Александр Морозов представляет цикл «Мастерская»
На этот раз мы в гостях у художника Бориса Егиазаряна. Борис – фигура харизматическая в современном украинском искусстве. Родился в Армении, учился в Ереване, Санкт-Петербурге и Киеве. Его работы очень светлые, солнечные, наполненные кавказским колоритом, аллюзиями на родные легенды и предания. И по-человечески Борис невероятно доброжелательный, открытый и щедрый. И в то же время честный и отважный.

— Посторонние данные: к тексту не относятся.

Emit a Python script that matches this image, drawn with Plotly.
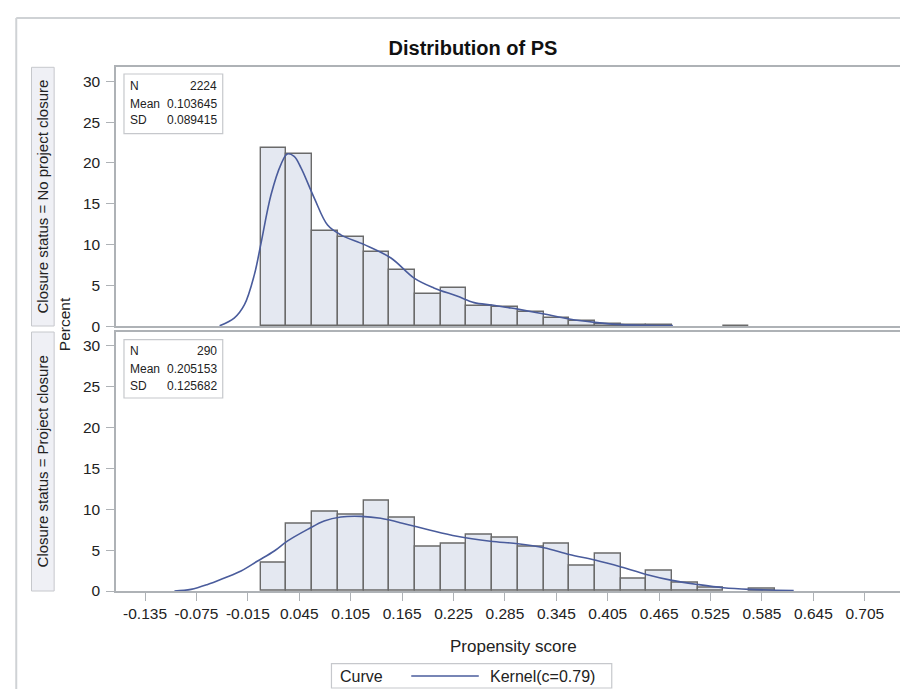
import plotly.graph_objects as go

# ---------------- data ----------------
bin_mid = [0.015, 0.045, 0.075, 0.105, 0.135, 0.165, 0.195, 0.225, 0.255, 0.285,
           0.315, 0.345, 0.375, 0.405, 0.435, 0.465, 0.495, 0.525, 0.555, 0.585]
bin_width = 0.03

pct_no_closure = [21.8, 21.06, 11.67, 10.94, 9.06, 6.95, 3.94, 4.67, 2.45, 2.33,
                  1.79, 1.05, 0.69, 0.32, 0.16, 0.16, 0.0, 0.0, 0.09, 0.0]
pct_closure = [3.45, 8.28, 9.66, 9.31, 11.03, 8.97, 5.45, 5.8, 6.9, 6.55,
               5.45, 5.8, 3.15, 4.55, 1.45, 2.45, 1.05, 0.36, 0.0, 0.34]

kern_no_x = [-0.048, -0.031, -0.019, -0.0075, 0.0, 0.012, 0.0235, 0.031, 0.039, 0.047,
             0.0625, 0.078, 0.0935, 0.121, 0.152, 0.179, 0.202, 0.229, 0.249, 0.270,
             0.288, 0.300, 0.331, 0.360, 0.390, 0.421, 0.450, 0.481]
kern_no_y = [0.07, 1.0, 2.65, 6.3, 10.0, 16.1, 19.8, 21.1, 20.8, 19.4,
             15.7, 12.4, 11.2, 10.0, 8.36, 5.9, 4.7, 3.7, 2.9, 2.6,
             2.3, 2.1, 1.5, 0.9, 0.48, 0.2, 0.12, 0.08]

kern_pc_x = [-0.1007, -0.0814, -0.062, -0.0424, -0.023, -0.0036, 0.0158, 0.031, 0.0547, 0.074,
             0.0935, 0.117, 0.140, 0.171, 0.1945, 0.229, 0.268, 0.300, 0.3305, 0.360,
             0.390, 0.4206, 0.450, 0.480, 0.510, 0.540, 0.571, 0.622]
kern_pc_y = [0.0, 0.2, 0.8, 1.6, 2.45, 3.67, 4.9, 6.1, 7.54, 8.57,
             9.06, 9.14, 8.9, 8.15, 7.54, 6.7, 6.1, 5.79, 5.3, 4.48,
             3.79, 2.94, 2.03, 1.3, 0.8, 0.4, 0.2, 0.05]

x_ticks = [-0.135, -0.075, -0.015, 0.045, 0.105, 0.165, 0.225, 0.285, 0.345, 0.405,
           0.465, 0.525, 0.585, 0.645, 0.705]
x_tick_labels = ["-0.135", "-0.075", "-0.015", "0.045", "0.105", "0.165", "0.225", "0.285",
                 "0.345", "0.405", "0.465", "0.525", "0.585", "0.645", "0.705"]
y_ticks = [0, 5, 10, 15, 20, 25, 30]

panel_labels = ["Closure status = No project closure", "Closure status = Project closure"]
stats_no = [("N", "2224"), ("Mean", "0.103645"), ("SD", "0.089415")]
stats_pc = [("N", "290"), ("Mean", "0.205153"), ("SD", "0.125682")]

# ---------------- styling ----------------
FONT = "Liberation Sans, Arial, sans-serif"
TXT = "#222222"
FRAME = "#aeb2b6"
BAR_FILL = "#e4e8f1"
BAR_LINE = "#6a6a6a"
CURVE = "#4a5c9c"

W, H = 908, 689
ML, MR, MT, MB = 108, 2, 59, 106
PW, PH = W - ML - MR, H - MT - MB
BOTTOM = H - MB


def px(xp):
    return (xp - ML) / PW


def py(yp):
    return (BOTTOM - yp) / PH


def nonzero(xs, ys):
    pairs = [(a, b) for a, b in zip(xs, ys) if b > 0]
    return [p[0] for p in pairs], [p[1] for p in pairs]


top_dom = [py(318.3), 1.0]
bot_dom = [0.0, py(323.7)]
x_range = [(ML - 253.1) / 859.0, (ML + PW - 253.1) / 859.0]
y_range = [0, 31.75]

fig = go.Figure()

bx, by = nonzero(bin_mid, pct_no_closure)
fig.add_trace(go.Bar(x=bx, y=by, width=bin_width, xaxis="x", yaxis="y",
                     marker=dict(color=BAR_FILL, line=dict(color=BAR_LINE, width=1.4)),
                     showlegend=False))
fig.add_trace(go.Scatter(x=kern_no_x, y=kern_no_y, mode="lines", xaxis="x", yaxis="y",
                         line=dict(color=CURVE, width=1.6, shape="spline"), showlegend=False))
bx2, by2 = nonzero(bin_mid, pct_closure)
fig.add_trace(go.Bar(x=bx2, y=by2, width=bin_width, xaxis="x2", yaxis="y2",
                     marker=dict(color=BAR_FILL, line=dict(color=BAR_LINE, width=1.4)),
                     showlegend=False))
fig.add_trace(go.Scatter(x=kern_pc_x, y=kern_pc_y, mode="lines", xaxis="x2", yaxis="y2",
                         line=dict(color=CURVE, width=1.6, shape="spline"), showlegend=False))

yaxis_common = dict(range=y_range, tickvals=y_ticks, ticks="outside", ticklen=8,
                    tickcolor=FRAME, tickwidth=1, showline=True, mirror=True,
                    linecolor=FRAME, linewidth=1.5, showgrid=False, zeroline=False,
                    tickfont=dict(family=FONT, size=15.5, color=TXT), ticklabelstandoff=3)
xaxis_common = dict(range=x_range, showline=True, mirror=True, linecolor=FRAME,
                    linewidth=1.5, showgrid=False, zeroline=False)

fig.update_layout(
    width=W, height=H,
    margin=dict(l=ML, r=MR, t=MT, b=MB),
    paper_bgcolor="white", plot_bgcolor="white",
    bargap=0,
    xaxis=dict(**xaxis_common, domain=[0, 1], anchor="y", showticklabels=False, ticks=""),
    yaxis=dict(**yaxis_common, domain=top_dom, anchor="x"),
    xaxis2=dict(**xaxis_common, domain=[0, 1], anchor="y2", matches="x",
                tickvals=x_ticks, ticktext=x_tick_labels, ticks="outside", ticklen=8,
                tickcolor=FRAME, tickwidth=1,
                tickfont=dict(family=FONT, size=15.5, color=TXT)),
    yaxis2=dict(**yaxis_common, domain=bot_dom, anchor="x2"),
    title=dict(text="<b>Distribution of PS</b>", x=465 / W, xref="container", xanchor="center",
               y=1 - 40 / H, yref="container", yanchor="middle",
               font=dict(family=FONT, size=20, color="#111111")),
    font=dict(family=FONT, color=TXT),
)

shapes = []
annotations = []

# outer graph border
shapes.append(dict(type="line", xref="paper", yref="paper", x0=px(8), x1=px(8), y0=py(10), y1=py(H + 2),
                   line=dict(color="#cfd2d5", width=2)))
shapes.append(dict(type="line", xref="paper", yref="paper", x0=px(8), x1=px(W + 2), y0=py(10), y1=py(10),
                   line=dict(color="#cfd2d5", width=2)))

# row header boxes
for (y0p, y1p), label in zip([(59.3, 318.0), (324.0, 583.0)], panel_labels):
    shapes.append(dict(type="rect", xref="paper", yref="paper", x0=px(23.3), x1=px(46),
                       y0=py(y1p), y1=py(y0p), fillcolor="#eff0f5",
                       line=dict(color="#c6c8cc", width=1)))
    annotations.append(dict(xref="paper", yref="paper", x=px(34.7), y=py((y0p + y1p) / 2),
                            text=label, showarrow=False, textangle=-90,
                            font=dict(family=FONT, size=15, color=TXT),
                            xanchor="center", yanchor="middle"))

# Percent label
annotations.append(dict(xref="paper", yref="paper", x=px(56), y=py(316), text="Percent",
                        showarrow=False, textangle=-90, font=dict(family=FONT, size=15.5, color=TXT),
                        xanchor="center", yanchor="middle"))

# statistics insets
for (bt, bb), rows_y, stats in [((66.0, 125.7), (78.3, 95.5, 112.3), stats_no),
                                ((331.7, 390.0), (343.0, 360.5, 377.7), stats_pc)]:
    shapes.append(dict(type="rect", xref="paper", yref="paper", x0=px(116), x1=px(215),
                       y0=py(bb), y1=py(bt), fillcolor="white",
                       line=dict(color="#c6c8cc", width=1.2), layer="above"))
    for yy, (lab, val) in zip(rows_y, stats):
        annotations.append(dict(xref="paper", yref="paper", x=px(120), y=py(yy), text=lab,
                                showarrow=False, xanchor="left", yanchor="middle",
                                font=dict(family=FONT, size=12, color=TXT)))
        annotations.append(dict(xref="paper", yref="paper", x=px(211), y=py(yy), text=val,
                                showarrow=False, xanchor="right", yanchor="middle",
                                font=dict(family=FONT, size=12, color=TXT)))

# x axis title
annotations.append(dict(xref="paper", yref="paper", x=px(506), y=py(638.3), text="Propensity score",
                        showarrow=False, xanchor="center", yanchor="middle",
                        font=dict(family=FONT, size=17, color=TXT)))

# legend
shapes.append(dict(type="rect", xref="paper", yref="paper", x0=px(324), x1=px(605),
                   y0=py(680), y1=py(655.7), fillcolor="white",
                   line=dict(color="#c6c8cc", width=1.2)))
shapes.append(dict(type="line", xref="paper", yref="paper", x0=px(404), x1=px(471.7),
                   y0=py(668), y1=py(668), line=dict(color=CURVE, width=1.6)))
annotations.append(dict(xref="paper", yref="paper", x=px(331), y=py(668), text="Curve",
                        showarrow=False, xanchor="left", yanchor="middle",
                        font=dict(family=FONT, size=16, color=TXT)))
annotations.append(dict(xref="paper", yref="paper", x=px(481), y=py(668), text="Kernel(c=0.79)",
                        showarrow=False, xanchor="left", yanchor="middle",
                        font=dict(family=FONT, size=16, color=TXT)))

fig.update_layout(shapes=shapes, annotations=annotations)

fig.write_html("out.html")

А еще Борис в прошлом году дебютировал как литератор – во львовском издательстве «Видавництво Старого Лева» вышла книга рассказов «Сорок джерел», с авторскими иллюстрациями, разумеется. У каждого свои вкусы, но ваш покорный слуга прочел ее на одном дыхании, и оказалось, что она полностью созвучна живописным работам Егиазаряна-художника.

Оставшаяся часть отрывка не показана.